■ **STORED DATA**:
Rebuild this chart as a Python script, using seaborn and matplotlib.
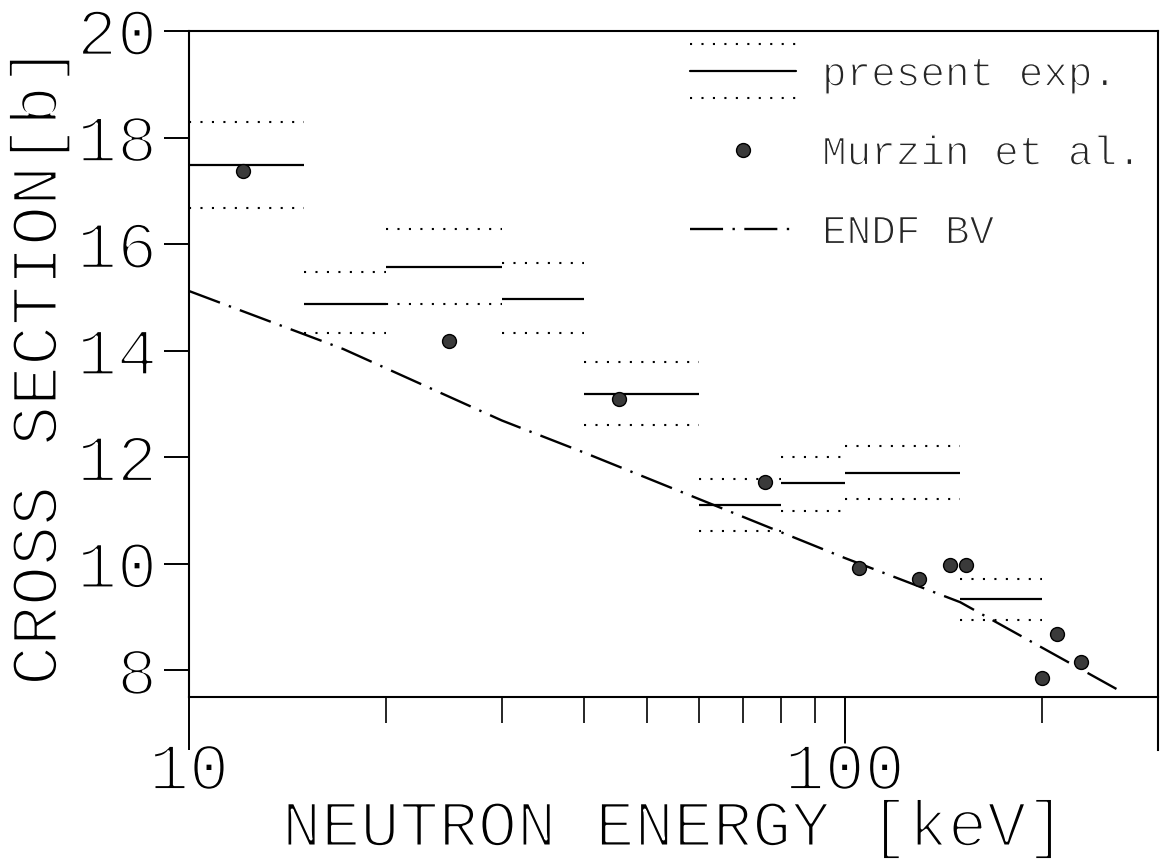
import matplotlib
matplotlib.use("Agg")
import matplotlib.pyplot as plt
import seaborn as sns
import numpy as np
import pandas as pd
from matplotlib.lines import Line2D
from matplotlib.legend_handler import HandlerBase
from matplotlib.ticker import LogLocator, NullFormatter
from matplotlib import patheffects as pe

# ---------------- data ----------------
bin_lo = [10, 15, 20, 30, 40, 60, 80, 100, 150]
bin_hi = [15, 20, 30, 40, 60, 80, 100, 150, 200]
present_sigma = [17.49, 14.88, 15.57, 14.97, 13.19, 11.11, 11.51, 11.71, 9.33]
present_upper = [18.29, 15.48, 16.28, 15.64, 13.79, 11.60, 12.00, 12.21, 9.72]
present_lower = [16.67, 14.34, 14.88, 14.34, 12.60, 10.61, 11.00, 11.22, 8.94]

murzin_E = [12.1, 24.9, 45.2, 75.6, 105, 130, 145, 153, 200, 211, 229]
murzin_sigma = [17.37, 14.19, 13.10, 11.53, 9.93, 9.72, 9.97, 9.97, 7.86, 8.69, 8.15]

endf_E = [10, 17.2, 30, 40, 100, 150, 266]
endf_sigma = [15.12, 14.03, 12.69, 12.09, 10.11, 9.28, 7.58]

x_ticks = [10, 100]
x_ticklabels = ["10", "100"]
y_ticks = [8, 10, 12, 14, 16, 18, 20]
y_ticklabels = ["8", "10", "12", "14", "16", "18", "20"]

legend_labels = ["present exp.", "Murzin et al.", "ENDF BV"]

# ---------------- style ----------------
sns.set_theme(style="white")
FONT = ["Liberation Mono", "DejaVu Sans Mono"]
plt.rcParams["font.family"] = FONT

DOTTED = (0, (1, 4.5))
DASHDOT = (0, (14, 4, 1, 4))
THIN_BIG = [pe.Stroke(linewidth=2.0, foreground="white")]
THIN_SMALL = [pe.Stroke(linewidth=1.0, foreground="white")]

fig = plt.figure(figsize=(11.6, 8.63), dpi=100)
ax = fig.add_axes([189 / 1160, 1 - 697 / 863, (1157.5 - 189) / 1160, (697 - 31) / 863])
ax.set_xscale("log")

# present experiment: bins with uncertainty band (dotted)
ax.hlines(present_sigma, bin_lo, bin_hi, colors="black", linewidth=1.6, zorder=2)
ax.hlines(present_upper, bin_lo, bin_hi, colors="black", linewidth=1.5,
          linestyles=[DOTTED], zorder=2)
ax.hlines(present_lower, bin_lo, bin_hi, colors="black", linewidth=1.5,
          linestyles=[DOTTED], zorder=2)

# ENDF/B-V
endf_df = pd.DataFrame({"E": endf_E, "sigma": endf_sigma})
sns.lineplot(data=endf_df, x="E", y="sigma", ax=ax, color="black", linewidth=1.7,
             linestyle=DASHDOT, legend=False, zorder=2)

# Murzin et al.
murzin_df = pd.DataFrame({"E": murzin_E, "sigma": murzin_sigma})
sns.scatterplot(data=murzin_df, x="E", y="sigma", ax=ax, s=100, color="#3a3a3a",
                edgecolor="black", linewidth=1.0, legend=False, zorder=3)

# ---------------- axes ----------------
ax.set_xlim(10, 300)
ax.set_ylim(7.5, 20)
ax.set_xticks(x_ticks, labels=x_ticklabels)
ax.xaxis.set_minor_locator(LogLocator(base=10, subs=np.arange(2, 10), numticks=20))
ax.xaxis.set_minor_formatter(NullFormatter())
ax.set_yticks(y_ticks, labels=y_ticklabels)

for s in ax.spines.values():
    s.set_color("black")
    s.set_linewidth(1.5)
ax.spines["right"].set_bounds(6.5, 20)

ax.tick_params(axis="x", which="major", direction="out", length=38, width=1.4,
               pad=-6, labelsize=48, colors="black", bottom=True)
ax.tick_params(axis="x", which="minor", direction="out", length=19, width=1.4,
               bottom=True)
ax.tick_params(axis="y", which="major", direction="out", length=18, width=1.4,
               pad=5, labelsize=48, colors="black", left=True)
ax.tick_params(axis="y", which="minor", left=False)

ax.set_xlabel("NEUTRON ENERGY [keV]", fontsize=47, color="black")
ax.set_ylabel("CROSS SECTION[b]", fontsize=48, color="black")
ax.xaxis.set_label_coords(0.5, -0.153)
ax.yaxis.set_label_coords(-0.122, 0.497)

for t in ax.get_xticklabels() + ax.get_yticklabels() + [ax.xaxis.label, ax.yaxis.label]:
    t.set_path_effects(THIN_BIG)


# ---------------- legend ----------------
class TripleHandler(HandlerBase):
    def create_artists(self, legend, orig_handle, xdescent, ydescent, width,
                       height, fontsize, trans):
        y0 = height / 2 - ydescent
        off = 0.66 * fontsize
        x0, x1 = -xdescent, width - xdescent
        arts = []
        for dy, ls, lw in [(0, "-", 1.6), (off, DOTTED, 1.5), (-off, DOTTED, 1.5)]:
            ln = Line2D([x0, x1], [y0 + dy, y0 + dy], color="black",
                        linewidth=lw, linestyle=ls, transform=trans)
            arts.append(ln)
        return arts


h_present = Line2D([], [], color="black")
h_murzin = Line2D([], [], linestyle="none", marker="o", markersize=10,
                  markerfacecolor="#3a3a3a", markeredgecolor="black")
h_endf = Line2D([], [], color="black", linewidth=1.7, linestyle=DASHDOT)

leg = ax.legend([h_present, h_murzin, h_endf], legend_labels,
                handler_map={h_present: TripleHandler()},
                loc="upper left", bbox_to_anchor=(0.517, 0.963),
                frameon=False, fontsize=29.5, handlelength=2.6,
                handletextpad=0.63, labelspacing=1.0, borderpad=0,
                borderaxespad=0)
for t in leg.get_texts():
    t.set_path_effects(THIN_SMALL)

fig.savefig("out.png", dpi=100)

■ **THE PROBLEM**:
Copy every line that includes the string "matplotlib" from the material above.

■ **RESULT FOR THIS TASK**:
Rebuild this chart as a Python script, using seaborn and matplotlib.
import matplotlib
matplotlib.use("Agg")
import matplotlib.pyplot as plt
from matplotlib.lines import Line2D
from matplotlib.legend_handler import HandlerBase
from matplotlib.ticker import LogLocator, NullFormatter
from matplotlib import patheffects as pe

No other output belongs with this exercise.